(What needs to be done): Copy the data that follows exactly. Include no pictures.

(Dataset content):
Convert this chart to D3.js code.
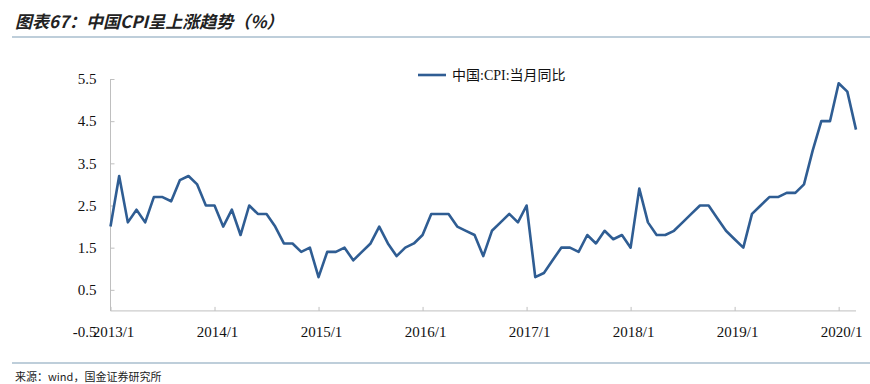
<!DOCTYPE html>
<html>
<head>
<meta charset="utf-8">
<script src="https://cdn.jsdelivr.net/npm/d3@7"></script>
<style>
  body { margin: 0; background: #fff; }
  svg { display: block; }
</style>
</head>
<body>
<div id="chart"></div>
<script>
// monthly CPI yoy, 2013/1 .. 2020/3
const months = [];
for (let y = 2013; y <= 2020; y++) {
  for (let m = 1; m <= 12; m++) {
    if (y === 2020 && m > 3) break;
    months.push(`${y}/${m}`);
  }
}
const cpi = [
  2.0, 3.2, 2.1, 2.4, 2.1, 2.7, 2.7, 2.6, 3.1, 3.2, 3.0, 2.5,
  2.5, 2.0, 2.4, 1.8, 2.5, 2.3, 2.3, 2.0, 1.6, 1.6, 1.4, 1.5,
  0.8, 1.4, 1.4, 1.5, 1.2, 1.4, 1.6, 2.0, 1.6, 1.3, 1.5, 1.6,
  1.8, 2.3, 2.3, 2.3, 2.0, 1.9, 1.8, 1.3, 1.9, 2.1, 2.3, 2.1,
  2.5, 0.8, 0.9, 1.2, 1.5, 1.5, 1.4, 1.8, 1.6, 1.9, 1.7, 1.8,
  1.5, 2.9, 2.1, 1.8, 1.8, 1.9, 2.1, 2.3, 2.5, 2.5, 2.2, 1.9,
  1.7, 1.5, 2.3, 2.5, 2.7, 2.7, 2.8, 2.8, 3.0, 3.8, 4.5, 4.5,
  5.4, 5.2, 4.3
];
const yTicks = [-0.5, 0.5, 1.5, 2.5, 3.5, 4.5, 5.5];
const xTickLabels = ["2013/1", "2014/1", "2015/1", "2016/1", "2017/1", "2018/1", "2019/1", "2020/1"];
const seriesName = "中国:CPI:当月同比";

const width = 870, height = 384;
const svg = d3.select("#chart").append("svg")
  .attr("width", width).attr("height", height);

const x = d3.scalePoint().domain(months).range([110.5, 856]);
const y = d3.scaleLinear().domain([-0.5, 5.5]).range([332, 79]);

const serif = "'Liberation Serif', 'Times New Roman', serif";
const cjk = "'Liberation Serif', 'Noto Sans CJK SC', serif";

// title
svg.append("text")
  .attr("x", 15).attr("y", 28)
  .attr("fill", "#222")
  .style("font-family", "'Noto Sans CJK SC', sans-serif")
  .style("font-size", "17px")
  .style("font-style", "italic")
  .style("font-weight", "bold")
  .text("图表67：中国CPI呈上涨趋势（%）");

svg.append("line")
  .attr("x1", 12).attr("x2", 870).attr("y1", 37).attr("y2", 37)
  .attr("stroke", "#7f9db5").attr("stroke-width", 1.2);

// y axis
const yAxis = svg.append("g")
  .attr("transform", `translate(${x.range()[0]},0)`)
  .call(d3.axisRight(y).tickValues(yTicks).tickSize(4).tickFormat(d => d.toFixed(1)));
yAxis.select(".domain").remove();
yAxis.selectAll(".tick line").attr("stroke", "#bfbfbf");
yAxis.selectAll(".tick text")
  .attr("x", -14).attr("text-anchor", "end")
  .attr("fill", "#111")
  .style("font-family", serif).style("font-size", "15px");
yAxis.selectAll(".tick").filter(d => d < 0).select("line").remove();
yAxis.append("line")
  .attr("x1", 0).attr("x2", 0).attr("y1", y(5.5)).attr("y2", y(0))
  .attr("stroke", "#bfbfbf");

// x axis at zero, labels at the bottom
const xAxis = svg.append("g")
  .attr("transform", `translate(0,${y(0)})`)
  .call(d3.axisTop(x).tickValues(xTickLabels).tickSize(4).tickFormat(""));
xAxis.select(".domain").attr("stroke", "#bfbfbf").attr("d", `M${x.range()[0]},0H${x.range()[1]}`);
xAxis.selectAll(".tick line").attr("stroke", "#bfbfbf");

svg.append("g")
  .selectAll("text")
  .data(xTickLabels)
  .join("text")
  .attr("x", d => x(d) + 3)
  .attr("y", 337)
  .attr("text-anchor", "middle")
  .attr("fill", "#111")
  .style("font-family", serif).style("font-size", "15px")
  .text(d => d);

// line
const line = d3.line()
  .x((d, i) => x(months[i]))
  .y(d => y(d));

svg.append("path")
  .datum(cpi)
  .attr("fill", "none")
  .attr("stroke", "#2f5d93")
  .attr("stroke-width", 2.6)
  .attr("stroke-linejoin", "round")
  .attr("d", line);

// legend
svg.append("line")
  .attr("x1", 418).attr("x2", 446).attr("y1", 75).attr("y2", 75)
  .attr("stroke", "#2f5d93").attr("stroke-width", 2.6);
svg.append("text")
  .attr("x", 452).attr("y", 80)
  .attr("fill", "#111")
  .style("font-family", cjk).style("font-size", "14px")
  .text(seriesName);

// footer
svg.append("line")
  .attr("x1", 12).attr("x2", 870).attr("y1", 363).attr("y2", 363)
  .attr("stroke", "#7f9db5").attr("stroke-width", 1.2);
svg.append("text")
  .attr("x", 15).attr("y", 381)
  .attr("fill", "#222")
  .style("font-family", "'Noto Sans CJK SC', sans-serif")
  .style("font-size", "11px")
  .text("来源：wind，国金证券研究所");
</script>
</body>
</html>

(Answer to this problem):
Convert this chart to D3.js code.
<!DOCTYPE html>
<html>
<head>
<meta charset="utf-8">
<script src="https://cdn.jsdelivr.net/npm/d3@7"></script>
<style>
  body { margin: 0; background: #fff; }
  svg { display: block; }
</style>
</head>
<body>
<div id="chart"></div>
<script>
// monthly CPI yoy, 2013/1 .. 2020/3
const months = [];
for (let y = 2013; y <= 2020; y++) {
  for (let m = 1; m <= 12; m++) {
    if (y === 2020 && m > 3) break;
    months.push(`${y}/${m}`);
  }
}
const cpi = [
  2.0, 3.2, 2.1, 2.4, 2.1, 2.7, 2.7, 2.6, 3.1, 3.2, 3.0, 2.5,
  2.5, 2.0, 2.4, 1.8, 2.5, 2.3, 2.3, 2.0, 1.6, 1.6, 1.4, 1.5,
  0.8, 1.4, 1.4, 1.5, 1.2, 1.4, 1.6, 2.0, 1.6, 1.3, 1.5, 1.6,
  1.8, 2.3, 2.3, 2.3, 2.0, 1.9, 1.8, 1.3, 1.9, 2.1, 2.3, 2.1,
  2.5, 0.8, 0.9, 1.2, 1.5, 1.5, 1.4, 1.8, 1.6, 1.9, 1.7, 1.8,
  1.5, 2.9, 2.1, 1.8, 1.8, 1.9, 2.1, 2.3, 2.5, 2.5, 2.2, 1.9,
  1.7, 1.5, 2.3, 2.5, 2.7, 2.7, 2.8, 2.8, 3.0, 3.8, 4.5, 4.5,
  5.4, 5.2, 4.3
];
const yTicks = [-0.5, 0.5, 1.5, 2.5, 3.5, 4.5, 5.5];
const xTickLabels = ["2013/1", "2014/1", "2015/1", "2016/1", "2017/1", "2018/1", "2019/1", "2020/1"];
const seriesName = "中国:CPI:当月同比";

const width = 870, height = 384;
const svg = d3.select("#chart").append("svg")
  .attr("width", width).attr("height", height);

const x = d3.scalePoint().domain(months).range([110.5, 856]);
const y = d3.scaleLinear().domain([-0.5, 5.5]).range([332, 79]);

const serif = "'Liberation Serif', 'Times New Roman', serif";
const cjk = "'Liberation Serif', 'Noto Sans CJK SC', serif";

// title
svg.append("text")
  .attr("x", 15).attr("y", 28)
  .attr("fill", "#222")
  .style("font-family", "'Noto Sans CJK SC', sans-serif")
  .style("font-size", "17px")
  .style("font-style", "italic")
  .style("font-weight", "bold")
  .text("图表67：中国CPI呈上涨趋势（%）");

svg.append("line")
  .attr("x1", 12).attr("x2", 870).attr("y1", 37).attr("y2", 37)
  .attr("stroke", "#7f9db5").attr("stroke-width", 1.2);

// y axis
const yAxis = svg.append("g")
  .attr("transform", `translate(${x.range()[0]},0)`)
  .call(d3.axisRight(y).tickValues(yTicks).tickSize(4).tickFormat(d => d.toFixed(1)));
yAxis.select(".domain").remove();
yAxis.selectAll(".tick line").attr("stroke", "#bfbfbf");
yAxis.selectAll(".tick text")
  .attr("x", -14).attr("text-anchor", "end")
  .attr("fill", "#111")
  .style("font-family", serif).style("font-size", "15px");
yAxis.selectAll(".tick").filter(d => d < 0).select("line").remove();
yAxis.append("line")
  .attr("x1", 0).attr("x2", 0).attr("y1", y(5.5)).attr("y2", y(0))
  .attr("stroke", "#bfbfbf");

// x axis at zero, labels at the bottom
const xAxis = svg.append("g")
  .attr("transform", `translate(0,${y(0)})`)
  .call(d3.axisTop(x).tickValues(xTickLabels).tickSize(4).tickFormat(""));
xAxis.select(".domain").attr("stroke", "#bfbfbf").attr("d", `M${x.range()[0]},0H${x.range()[1]}`);
xAxis.selectAll(".tick line").attr("stroke", "#bfbfbf");

svg.append("g")
  .selectAll("text")
  .data(xTickLabels)
  .join("text")
  .attr("x", d => x(d) + 3)
  .attr("y", 337)
  .attr("text-anchor", "middle")
  .attr("fill", "#111")
  .style("font-family", serif).style("font-size", "15px")
  .text(d => d);

// line
const line = d3.line()
  .x((d, i) => x(months[i]))
  .y(d => y(d));

svg.append("path")
  .datum(cpi)
  .attr("fill", "none")
  .attr("stroke", "#2f5d93")
  .attr("stroke-width", 2.6)
  .attr("stroke-linejoin", "round")
  .attr("d", line);

// legend
svg.append("line")
  .attr("x1", 418).attr("x2", 446).attr("y1", 75).attr("y2", 75)
  .attr("stroke", "#2f5d93").attr("stroke-width", 2.6);
svg.append("text")
  .attr("x", 452).attr("y", 80)
  .attr("fill", "#111")
  .style("font-family", cjk).style("font-size", "14px")
  .text(seriesName);

// footer
svg.append("line")
  .attr("x1", 12).attr("x2", 870).attr("y1", 363).attr("y2", 363)
  .attr("stroke", "#7f9db5").attr("stroke-width", 1.2);
svg.append("text")
  .attr("x", 15).attr("y", 381)
  .attr("fill", "#222")
  .style("font-family", "'Noto Sans CJK SC', sans-serif")
  .style("font-size", "11px")
  .text("来源：wind，国金证券研究所");
</script>
</body>
</html>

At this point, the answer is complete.